The Venza is now a hybrid-only model, just like the Sienna minivan.
Do you remember the Toyota Venza? If not, allow me to refresh your memory. The original Venza was a wagon-like crossover built from 2009 to 2015. That model never sold in big numbers as consumers flocked to more conventional vehicles instead.
For 2021, the Venza returns. This time, it is a two-row midsize crossover utility vehicle, which puts it in a segment with the likes of the Ford Edge, Nissan Murano, and the Chevrolet Blazer. But unlike its competitors, it’s a hybrid only – Toyota utilizes both a gas engine and electric motors to supply propulsion.
Toyota offers the 2021 Venza in three trims: LE ($32,470), XLE ($36,000), and Limited ($39,800), plus a $1,120 destination charge. The Venza comes with standard all-wheel-drive as it relies on the hybrid system to shuttle power to the rear wheels at certain times.

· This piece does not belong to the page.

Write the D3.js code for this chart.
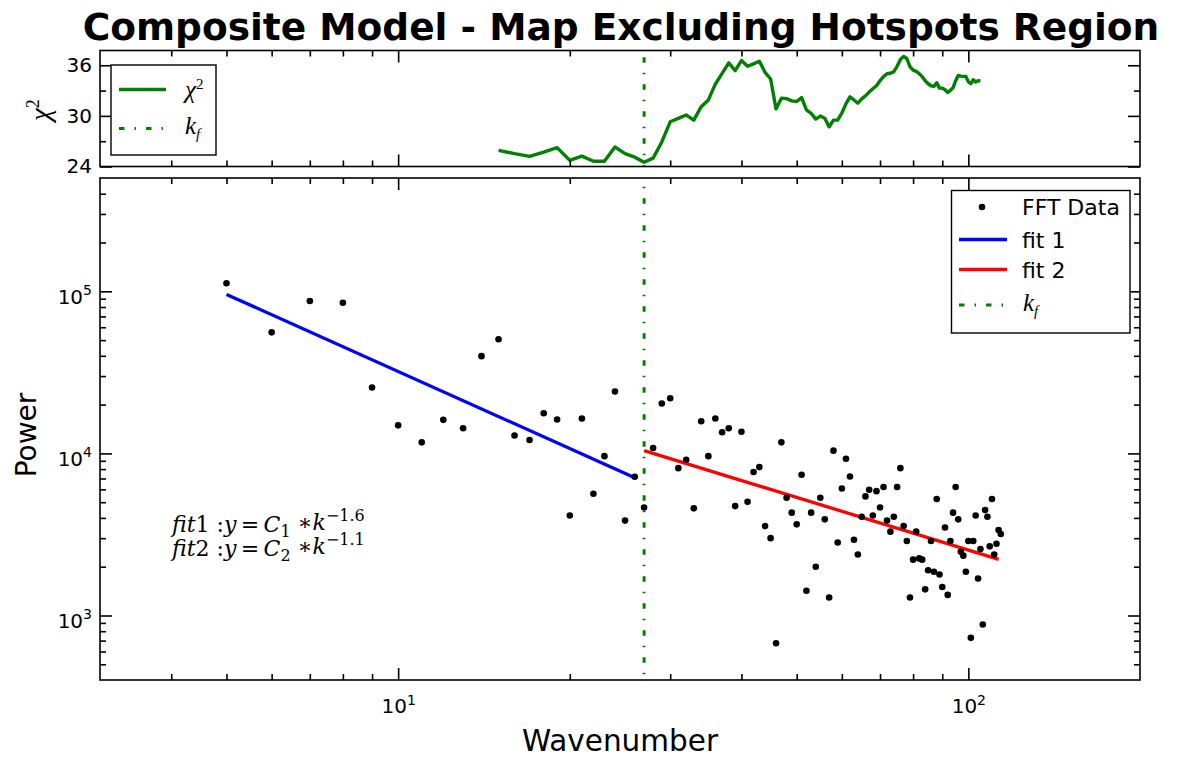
<!DOCTYPE html>
<html><head><meta charset="utf-8">
<script src="https://cdn.jsdelivr.net/npm/d3@7"></script>
<style>
body{margin:0;background:#fff}
svg{display:block}
text{font-family:"DejaVu Sans",sans-serif;fill:#000}
.serif{font-family:"Liberation Serif","DejaVu Serif",serif}
.dserif{font-family:"DejaVu Serif",serif}
</style>
</head><body>
<svg id="chart" width="1179" height="759"></svg>
<script>
// ---------------- data ----------------
const wavenumber = [5,6,7,8,9,10,11,12,13,14,15,16,17,18,19,20,21,22,23,24,25,26,27,28,29,30,
  31,32,33,34,35,36,37,38,39,40,41,42,43,44,45,46,47,48,49,50,51,52,53,54,55,56,57,58,59,60,
  61,62,63,64,65,66,67,68,69,70,71,72,73,74,75,76,77,78,79,80,81,82,83,84,85,86,87,88,89,90,
  91,92,93,94,95,96,97,98,99,100,101,102,103,104,105,106,107,108,109,110,111,112,113,114];
const power = [112000,55800,87100,85000,25500,14900,11700,16100,14300,39800,50600,12900,12100,17700,16200,4140,16400,5640,9620,24100,3850,7180,4640,10800,20300,21900,
  8110,9140,4580,15800,9620,16400,13500,14300,4730,13600,5030,7670,8230,3560,3000,674,11700,5330,4310,3650,7390,1420,4310,2000,5330,3920,1290,10400,2820,6080,
  9270,7210,2930,2380,4070,5430,5970,4140,5850,4640,6200,3850,3290,4070,6200,8110,3560,2880,1290,2210,3300,2250,2210,1450,1900,2880,1860,5230,1790,1500,
  3490,1340,2880,4310,6200,3920,2470,2340,1860,2880,728,2880,4140,1690,2570,880,4470,4070,2670,5230,2380,2770,3370,3180];
const chiK = [15,16,17,18,19,20,21,22,23,24,25,26,27,28,29,30,31,32,33,34,35,36,37,38,39,40,
  41,42,43,44,45,46,47,48,49,50,51,52,53,54,55,56,57,58,59,60,61,62,63,64,65,66,67,68,69,70,
  71,72,73,74,75,76,77,78,79,80,81,82,83,84,85,86,87,88,89,90,91,92,93,94,95,96,97,98,99,100,
  101,102,103,104,105];
const chi2 = [25.91,25.52,25.20,25.71,26.24,24.72,25.23,24.63,24.63,26.31,25.52,25.11,24.51,24.99,26.91,29.30,29.70,30.10,29.50,31.09,31.89,33.77,35.04,36.28,35.36,36.56,
  35.88,36.17,36.48,35.16,34.37,30.82,32.10,32.05,31.78,31.70,32.17,30.70,30.30,29.62,29.98,29.71,28.70,29.50,29.50,30.34,31.42,32.25,31.89,31.50,32.01,32.37,32.82,33.21,33.57,34.17,
  34.65,35.00,35.06,35.24,35.88,36.68,37.04,36.80,35.84,35.42,35.28,35.00,34.65,34.17,33.81,33.57,33.49,33.93,33.29,33.29,33.09,32.77,33.03,33.33,34.17,34.80,34.71,34.68,34.68,34.05,
  33.81,34.29,34.01,34.17,34.11];
const kf = 27;
const fit1K = [5, 26];
const fit1P = [95700, 7080];
const fit2K = [27, 113];
const fit2P = [10400, 2220];
const xMajorTicks = [10, 100];
const xMinorTicks = [4,5,6,7,8,9,20,30,40,50,60,70,80,90];
const yMajorTicks = [1000, 10000, 100000];
const yMinorTicks = [500,600,700,800,900,2000,3000,4000,5000,6000,7000,8000,9000,
  20000,30000,40000,50000,60000,70000,80000,90000,200000,300000,400000];
const chiMajorTicks = [24, 30, 36];
const chiMinorTicks = [27, 33];

// ---------------- layout ----------------
const L = 100, R = 1140;
const T1 = 50.5, B1 = 166.5;   // chi2 panel
const T2 = 178, B2 = 680;      // main panel
const GREEN = "#008000";
const DASH = "5.5,10,1.5,10";

const svg = d3.select("#chart");
svg.append("rect").attr("width",1179).attr("height",759).attr("fill","#fff");

const x = d3.scaleLog().domain([3, 200]).range([L, R]);
const yP = d3.scaleLog().domain([400, 500000]).range([B2, T2]);
const yC = d3.scaleLinear().domain([24, 37.75]).range([B1, T1]);

// ---------------- helpers ----------------
function styleAxis(g){
  g.select(".domain").remove();
  g.selectAll(".tick line").attr("stroke","#000").attr("stroke-width",1.6);
  g.selectAll(".tick text").attr("fill","#000").attr("font-size","20px")
   .attr("font-family","DejaVu Sans, sans-serif");
}
function tickSet(axisFn, scale, values, len, tx, ty, labels){
  const a = axisFn(scale).tickValues(values).tickSize(-len);
  if(!labels) a.tickFormat("");
  const g = svg.append("g").attr("transform",`translate(${tx},${ty})`).call(a);
  styleAxis(g);
  return g;
}
function powTen(g){
  g.selectAll(".tick text").each(function(d){
    const e = Math.round(Math.log10(d));
    const t = d3.select(this);
    t.text(null);
    t.append("tspan").text("10");
    t.append("tspan").attr("dy","-0.62em").attr("font-size","14px").text(e);
  });
}

// ---------------- chi2 panel ----------------
svg.append("path")
  .datum(chiK.map((k,i)=>[k,chi2[i]]))
  .attr("fill","none").attr("stroke",GREEN).attr("stroke-width",3.4).attr("stroke-linejoin","round")
  .attr("d", d3.line().x(d=>x(d[0])).y(d=>yC(d[1])));

svg.append("line").attr("x1",x(kf)).attr("x2",x(kf)).attr("y1",T1).attr("y2",B1)
  .attr("stroke",GREEN).attr("stroke-width",3).attr("stroke-dasharray",DASH).attr("stroke-dashoffset",20.25);

// ticks chi panel
tickSet(d3.axisBottom, x, xMajorTicks, 12, 0, B1, false);
tickSet(d3.axisBottom, x, xMinorTicks, 6, 0, B1, false);
tickSet(d3.axisTop, x, xMajorTicks, 12, 0, T1, false);
tickSet(d3.axisTop, x, xMinorTicks, 6, 0, T1, false);
const gcl = tickSet(d3.axisLeft, yC, chiMajorTicks, 12, L, 0, true);
gcl.call(a=>a.selectAll(".tick text").attr("x",-8));
tickSet(d3.axisLeft, yC, chiMinorTicks, 6, L, 0, false);
tickSet(d3.axisRight, yC, chiMajorTicks, 12, R, 0, false);
tickSet(d3.axisRight, yC, chiMinorTicks, 6, R, 0, false);

svg.append("rect").attr("x",L).attr("y",T1).attr("width",R-L).attr("height",B1-T1)
  .attr("fill","none").attr("stroke","#000").attr("stroke-width",1.6);

// chi2 legend
const lg1 = svg.append("g");
lg1.append("rect").attr("x",111).attr("y",65).attr("width",105).attr("height",90)
  .attr("fill","#fff").attr("stroke","#000").attr("stroke-width",1.4);
lg1.append("line").attr("x1",119).attr("x2",166).attr("y1",89.5).attr("y2",89.5)
  .attr("stroke",GREEN).attr("stroke-width",3.4);
lg1.append("line").attr("x1",119).attr("x2",166).attr("y1",128.5).attr("y2",128.5)
  .attr("stroke",GREEN).attr("stroke-width",3).attr("stroke-dasharray",DASH);
const t1 = lg1.append("text").attr("class","serif").attr("x",185).attr("y",98).attr("font-size","25px");
t1.append("tspan").attr("font-style","italic").text("χ");
t1.append("tspan").attr("dy","-0.6em").attr("font-size","15px").text("2");
const t2 = lg1.append("text").attr("class","serif").attr("x",185).attr("y",134).attr("font-size","25px");
t2.append("tspan").attr("font-style","italic").text("k");
t2.append("tspan").attr("font-style","italic").attr("dy","0.3em").attr("font-size","15px").text("f");

// chi2 y label
const cyl = svg.append("text").attr("class","serif")
  .attr("transform","translate(50,110) rotate(-90)").attr("text-anchor","middle").attr("font-size","29px");
cyl.append("tspan").attr("font-style","italic").text("χ");
cyl.append("tspan").attr("dy","-0.6em").attr("font-size","18px").text("2");

// ---------------- main panel ----------------
// fit lines
svg.append("path").datum(fit1K.map((k,i)=>[k,fit1P[i]]))
  .attr("fill","none").attr("stroke","#0000ff").attr("stroke-width",3.3)
  .attr("d", d3.line().x(d=>x(d[0])).y(d=>yP(d[1])));
svg.append("path").datum(fit2K.map((k,i)=>[k,fit2P[i]]))
  .attr("fill","none").attr("stroke","#ff0000").attr("stroke-width",3.3)
  .attr("d", d3.line().x(d=>x(d[0])).y(d=>yP(d[1])));

svg.append("line").attr("x1",x(kf)).attr("x2",x(kf)).attr("y1",T2).attr("y2",B2)
  .attr("stroke",GREEN).attr("stroke-width",3).attr("stroke-dasharray",DASH).attr("stroke-dashoffset",6.75);

// scatter
svg.append("g").selectAll("circle").data(wavenumber.map((k,i)=>[k,power[i]])).join("circle")
  .attr("cx",d=>x(d[0])).attr("cy",d=>yP(d[1])).attr("r",3.3).attr("fill","#000");

// ticks main
const gxb = tickSet(d3.axisBottom, x, xMajorTicks, 12, 0, B2, true);
gxb.selectAll(".tick text").attr("y",19);
powTen(gxb);
tickSet(d3.axisBottom, x, xMinorTicks, 6, 0, B2, false);
tickSet(d3.axisTop, x, xMajorTicks, 12, 0, T2, false);
tickSet(d3.axisTop, x, xMinorTicks, 6, 0, T2, false);
const gyl = tickSet(d3.axisLeft, yP, yMajorTicks, 12, L, 0, true);
gyl.selectAll(".tick text").attr("x",-8).attr("dy","0.6em");
powTen(gyl);
tickSet(d3.axisLeft, yP, yMinorTicks, 6, L, 0, false);
tickSet(d3.axisRight, yP, yMajorTicks, 12, R, 0, false);
tickSet(d3.axisRight, yP, yMinorTicks, 6, R, 0, false);

svg.append("rect").attr("x",L).attr("y",T2).attr("width",R-L).attr("height",B2-T2)
  .attr("fill","none").attr("stroke","#000").attr("stroke-width",1.6);

// main legend
const lg2 = svg.append("g");
lg2.append("rect").attr("x",951.5).attr("y",190.5).attr("width",178.5).attr("height",142.5)
  .attr("fill","#fff").attr("stroke","#000").attr("stroke-width",1.4);
lg2.append("circle").attr("cx",982).attr("cy",207).attr("r",3.3).attr("fill","#000");
lg2.append("text").attr("x",1022).attr("y",215).attr("font-size","22px").text("FFT Data");
lg2.append("line").attr("x1",959).attr("x2",1007).attr("y1",239.5).attr("y2",239.5)
  .attr("stroke","#0000ff").attr("stroke-width",3.3);
lg2.append("text").attr("x",1022).attr("y",247.5).attr("font-size","22px").text("fit 1");
lg2.append("line").attr("x1",959).attr("x2",1007).attr("y1",269.5).attr("y2",269.5)
  .attr("stroke","#ff0000").attr("stroke-width",3.3);
lg2.append("text").attr("x",1022).attr("y",277.5).attr("font-size","22px").text("fit 2");
lg2.append("line").attr("x1",959).attr("x2",1007).attr("y1",305).attr("y2",305)
  .attr("stroke",GREEN).attr("stroke-width",3).attr("stroke-dasharray",DASH);
const t3 = lg2.append("text").attr("class","serif").attr("x",1023).attr("y",311).attr("font-size","25px");
t3.append("tspan").attr("font-style","italic").text("k");
t3.append("tspan").attr("font-style","italic").attr("dy","0.3em").attr("font-size","15px").text("f");

// annotation
function fitText(yb, n, c, ex){
  const t = svg.append("text").attr("class","dserif").attr("x",172).attr("y",yb).attr("font-size","22px");
  t.append("tspan").attr("font-style","italic").text("fit");
  t.append("tspan").text(n + " :");
  t.append("tspan").attr("font-style","italic").text("y");
  t.append("tspan").text("\u2009=\u2009");
  t.append("tspan").attr("font-style","italic").text("C");
  t.append("tspan").attr("dy","0.3em").attr("font-size","16px").text(c);
  t.append("tspan").attr("dy","-0.3em").text(" ∗");
  t.append("tspan").attr("font-style","italic").text("k");
  t.append("tspan").attr("dy","-0.6em").attr("font-size","16px").text(ex);
}
fitText(532, "1", "1", "−1.6");
fitText(556, "2", "2", "−1.1");

// axis labels & title
svg.append("text").attr("x",620).attr("y",751).attr("text-anchor","middle").attr("font-size","29.5px").text("Wavenumber");
svg.append("text").attr("transform","translate(36,435) rotate(-90)").attr("text-anchor","middle")
  .attr("font-size","28px").text("Power");
svg.append("text").attr("x",621).attr("y",40).attr("text-anchor","middle").attr("font-size","37.5px")
  .attr("font-weight","bold").text("Composite Model - Map Excluding Hotspots Region");
</script>
</body></html>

Is the all-new Venza a shortened version of the three-row Highlander crossover? No. In fact, it is based on the same platform as the compact RAV4, Toyota’s most popular model. You wouldn’t know that by looking at it as the Venza is longer and wider than the RAV4 and shares little of the styling details of the smaller model.
The most significant difference is in the roofline, with the Venza possessing a coupe-like design. Smoother angles, a high profile, distinct lines, and muscular sculpting project sportiness. From the rear, the wraparound taillamps look as if they were borrowed from Lexus.
Inside, the Venza seats five, but there is somewhat of a catch: the sloping roofline intrudes on rear passenger headspace, thus the back row is best for people of an average height. Also, although the rear legroom is better in the Venza than the RAV4, the amount of standard cargo space behind the rear seat is smaller in the midsize.
The Venza’s cabin strikes a balance between practicality and sophistication. Although not a minimalist design, Toyota avoids the busy look of some layouts. The layered dashboard, wide-open center console, and big door pockets are welcome features. Comfortable seats front and back with contrasting stitching along with metallic trim are among the finer touches.
Safety & Technology
Even the base Venza comes well equipped and is, therefore, a good place to start your search. On the tech front, Toyota equips this crossover with an 8-inch touch-screen display, a 4.2-inch digital information center, Android Auto and Apple CarPlay smartphone compatibility, four USB charge ports, and a 6-speaker audio system with satellite radio.
You’ll also find all of Toyota’s top driver-assist features, such as automatic emergency braking with pedestrian and cyclist detection, active lane control, automatic high beams, and adaptive cruise control. In some competing models, these features cost extra.
Among the available tech upgrades are a 12.3-inch touch-screen display, a JBL audio system, and a 10-inch color head-up display. From a safety standpoint, an upgraded blind-spot monitoring system is available. Toyota bundles this with front and rear parking assist with automatic braking.
Toyota Venza Performance
Toyota’s Synergy hybrid system is the best selling in the world. Launched in the Prius, it has since spread to nearly every Toyota model. In the Venza, the system comprises a 2.5-liter four-cylinder gas engine and three electric motors, including one mounted to the rear where it sends up to 80 percent of the power to the rear wheels as needed. Thus, the Venza isn’t a conventional all-wheel-drive system that uses a center differential to shuttle power rearward. Instead, the electric motor kicks in to distribute power more efficiently when the roads are slick or wet.
Although the gas engine is relatively small and not turbocharged, the added benefit of the electric motors combines for 219 horsepower. Moreover, this arrangement is highly efficient, averaging 39 mpg. That’s about 10 mpg more than what most competitors claim, supplying the Venza with an ideal combination of power and efficiency.
We found the Venza a decent performer all around. On ignition, this crossover is silent as the electric motor activates first. It’s only under firm acceleration when the engine comes on, which steadily moves the crossover forward with authority. We found the steering firm and the handling engaging.
The only gripe we had was with the squishy brakes – they are designed that way as regenerative braking captures kinetic energy to supply electricity to the battery. In layman’s terms, the brakes become a power generator too.
Toyota Venza Considerations
We think Toyota did a remarkable job with the latest Venza, by delivering a stylish model, filled with tech and safety features, and efficient. The standard all-wheel drive gives the Venza an edge. That the base model comes well-equipped means that it will cost you under $35,000, a reasonable cost to acquire one.